For the text of that statute, see footnote 6, supra.

Because there is no positive authorization for § 208, we need not address the defendant’s claim that General Statutes § 7-192a prohibits municipal recall elections.

Substitute House Bill No. 5674 was itself substantively amended before it was enacted as Public Acts 1980, No. 80-474. See 23 H. R. Proc., Pt. 16, 1980 Sess., pp. 4612-20; 23 S. Proc., Pt. 11, 1980 Sess., pp. 3520-22.

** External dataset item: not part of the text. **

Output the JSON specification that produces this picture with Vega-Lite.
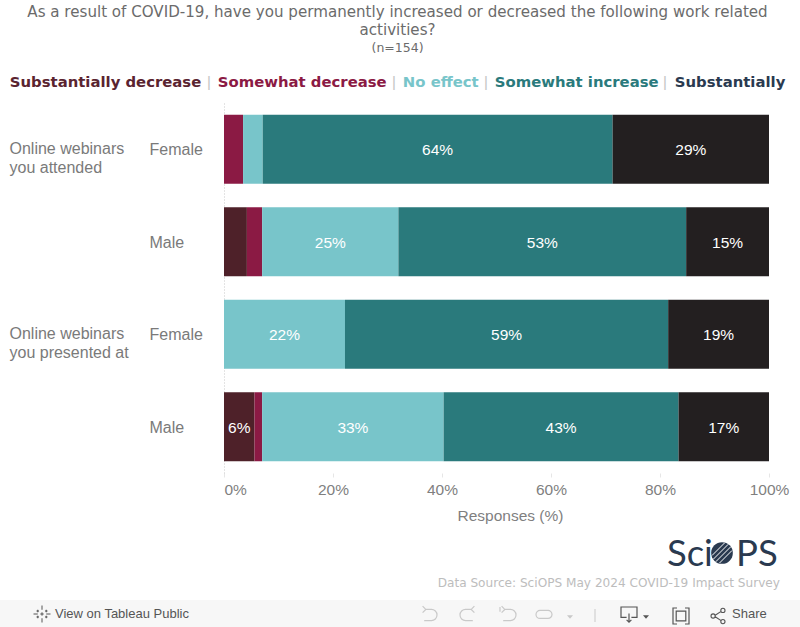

Our recent decisions in Cheshire Taxpayers’ Action Committee, Inc. v. Guilford, 193 Conn. 1, 6, 474 A.2d 97 (1984), and West Hartford Taxpayers Assn., Inc. v. Streeter, 190 Conn. 736, 740, 462 A.2d 379 (1983), established the principle that high municipal officials may refuse to hold a referendum on a measure proposed by the voters through the initiative process if the proposal clearly exceeds the legislative power of the electorate. Given the plaintiffs’ clear legal right in those cases to invoke “the traditional and time-honored power of the people to legislate directly through the process of initiative and referendum”; Cheshire Taxpayers’Action Committee, Inc. v. Guilford, supra; see General Statutes § 7-187 et seq.; our analysis focused on the duty of the defendants to perform the requested act. Here, however, the plaintiffs were not exercising any such clear legal right when they requested certification of their recall petitions. Accordingly, we need not reach the question of whether a town clerk has powers of refusal similar to that of a mayor or town council.